Reproduce all of the data below without alteration; exclude every picture.

* * *

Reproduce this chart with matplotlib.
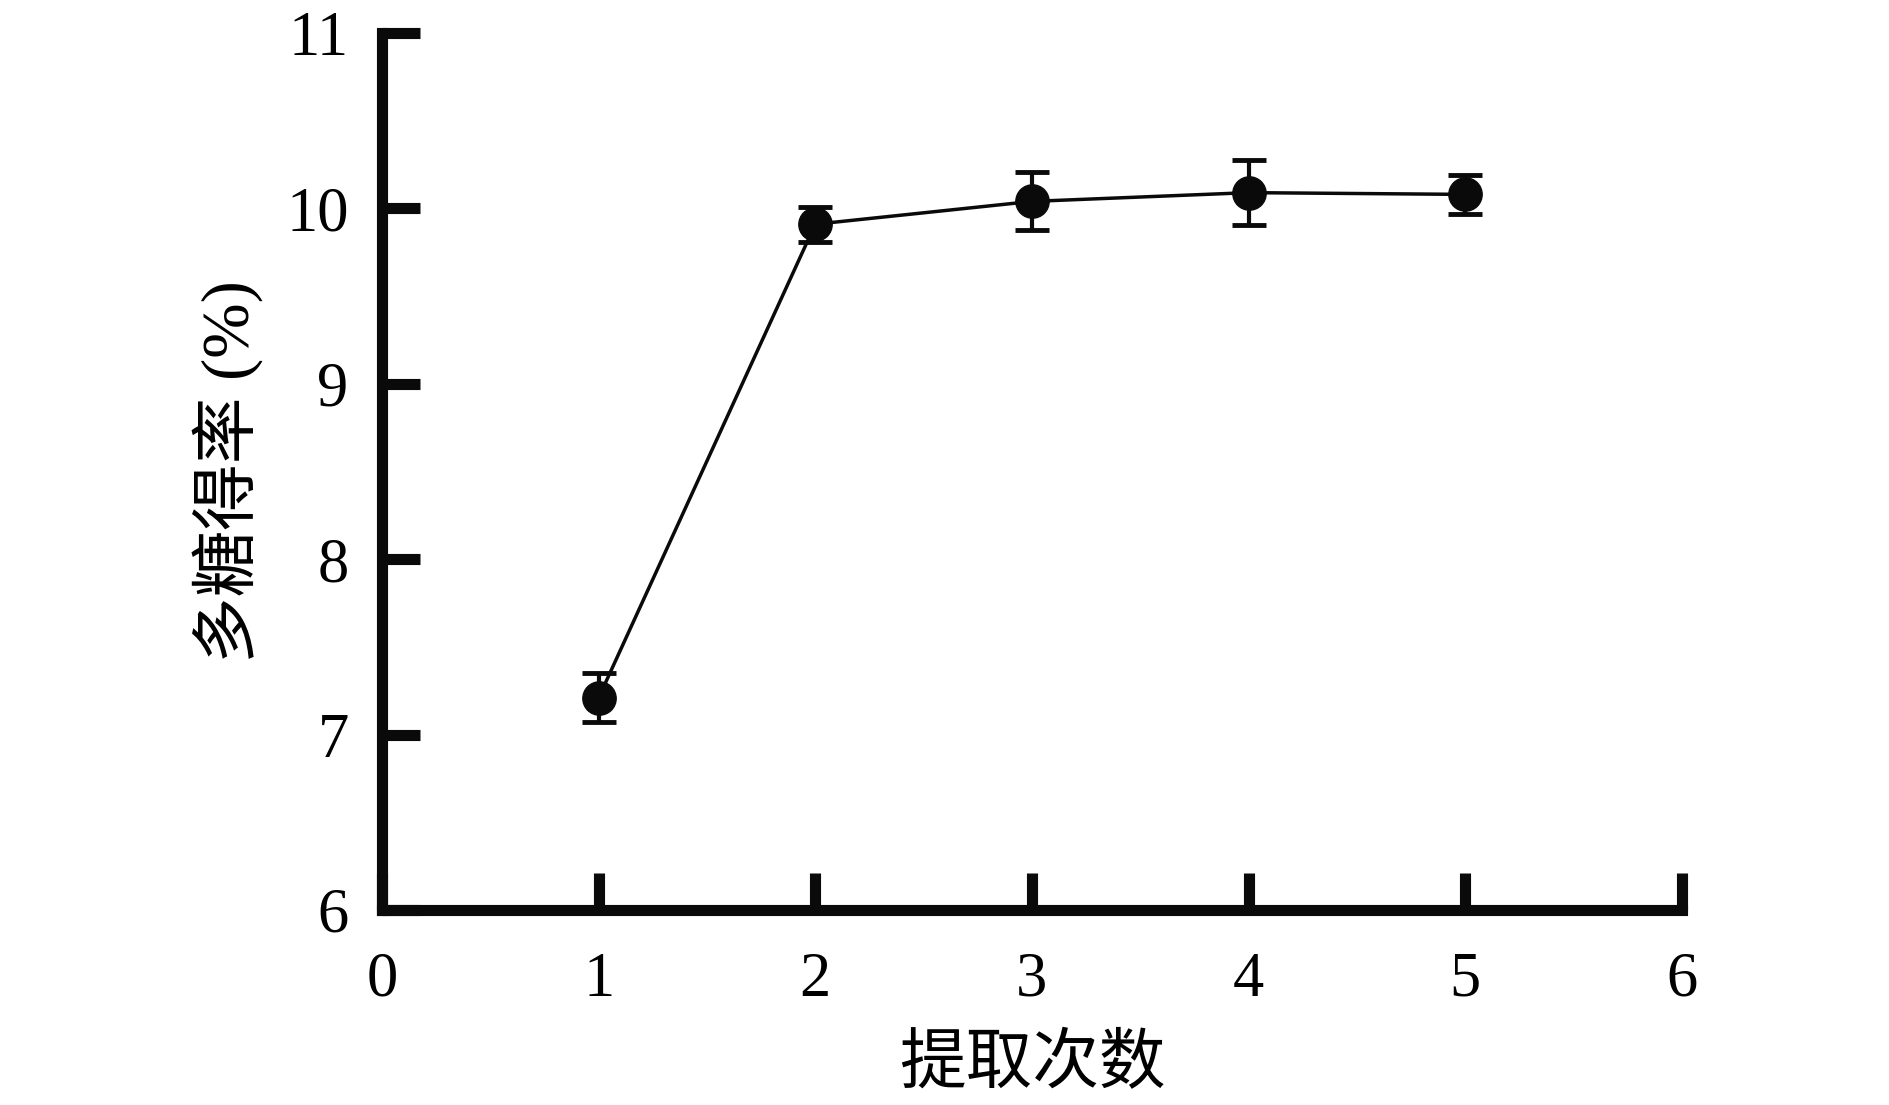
import matplotlib
matplotlib.use('Agg')
import matplotlib.pyplot as plt

# extraction times vs polysaccharide yield
times = [1, 2, 3, 4, 5]
yield_pct = [7.21, 9.91, 10.04, 10.09, 10.08]
yield_err = [0.14, 0.10, 0.165, 0.185, 0.11]

xticks = [0, 1, 2, 3, 4, 5, 6]
yticks = [6, 7, 8, 9, 10, 11]

fonts = ['Liberation Serif', 'Noto Sans CJK SC', 'DejaVu Sans']
plt.rcParams['font.family'] = fonts

fig = plt.figure(figsize=(18.9, 11.05), dpi=100)
ax = fig.add_axes([0.2021, 0.1765, 0.6878, 0.7936])

ax.errorbar(times, yield_pct, yerr=yield_err, color='#0a0a0a', lw=2.5,
            marker='o', ms=24, elinewidth=3, capsize=12, capthick=3.5)

ax.set_xlim(0, 6)
ax.set_ylim(6, 11)
ax.set_xticks(xticks)
ax.set_yticks(yticks)

for side in ['top', 'right']:
    ax.spines[side].set_visible(False)
for side in ['left', 'bottom']:
    ax.spines[side].set_linewidth(8)
    ax.spines[side].set_capstyle('projecting')
    ax.spines[side].set_color('#0a0a0a')

ax.tick_params(direction='in', length=27, width=8, color='#0a0a0a', labelsize=45)
ax.tick_params(axis='x', pad=30)
ax.tick_params(axis='y', pad=24)

ax.set_xlabel('提取次数', fontsize=48, labelpad=18)
ax.set_ylabel('多糖得率 (%)', fontsize=48, labelpad=16)

fig.savefig('out.png', dpi=100)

* * *

▸ SOLUTION FOR THIS EXERCISE:
Reproduce this chart with matplotlib.
import matplotlib
matplotlib.use('Agg')
import matplotlib.pyplot as plt

# extraction times vs polysaccharide yield
times = [1, 2, 3, 4, 5]
yield_pct = [7.21, 9.91, 10.04, 10.09, 10.08]
yield_err = [0.14, 0.10, 0.165, 0.185, 0.11]

xticks = [0, 1, 2, 3, 4, 5, 6]
yticks = [6, 7, 8, 9, 10, 11]

fonts = ['Liberation Serif', 'Noto Sans CJK SC', 'DejaVu Sans']
plt.rcParams['font.family'] = fonts

fig = plt.figure(figsize=(18.9, 11.05), dpi=100)
ax = fig.add_axes([0.2021, 0.1765, 0.6878, 0.7936])

ax.errorbar(times, yield_pct, yerr=yield_err, color='#0a0a0a', lw=2.5,
            marker='o', ms=24, elinewidth=3, capsize=12, capthick=3.5)

ax.set_xlim(0, 6)
ax.set_ylim(6, 11)
ax.set_xticks(xticks)
ax.set_yticks(yticks)

for side in ['top', 'right']:
    ax.spines[side].set_visible(False)
for side in ['left', 'bottom']:
    ax.spines[side].set_linewidth(8)
    ax.spines[side].set_capstyle('projecting')
    ax.spines[side].set_color('#0a0a0a')

ax.tick_params(direction='in', length=27, width=8, color='#0a0a0a', labelsize=45)
ax.tick_params(axis='x', pad=30)
ax.tick_params(axis='y', pad=24)

ax.set_xlabel('提取次数', fontsize=48, labelpad=18)
ax.set_ylabel('多糖得率 (%)', fontsize=48, labelpad=16)

fig.savefig('out.png', dpi=100)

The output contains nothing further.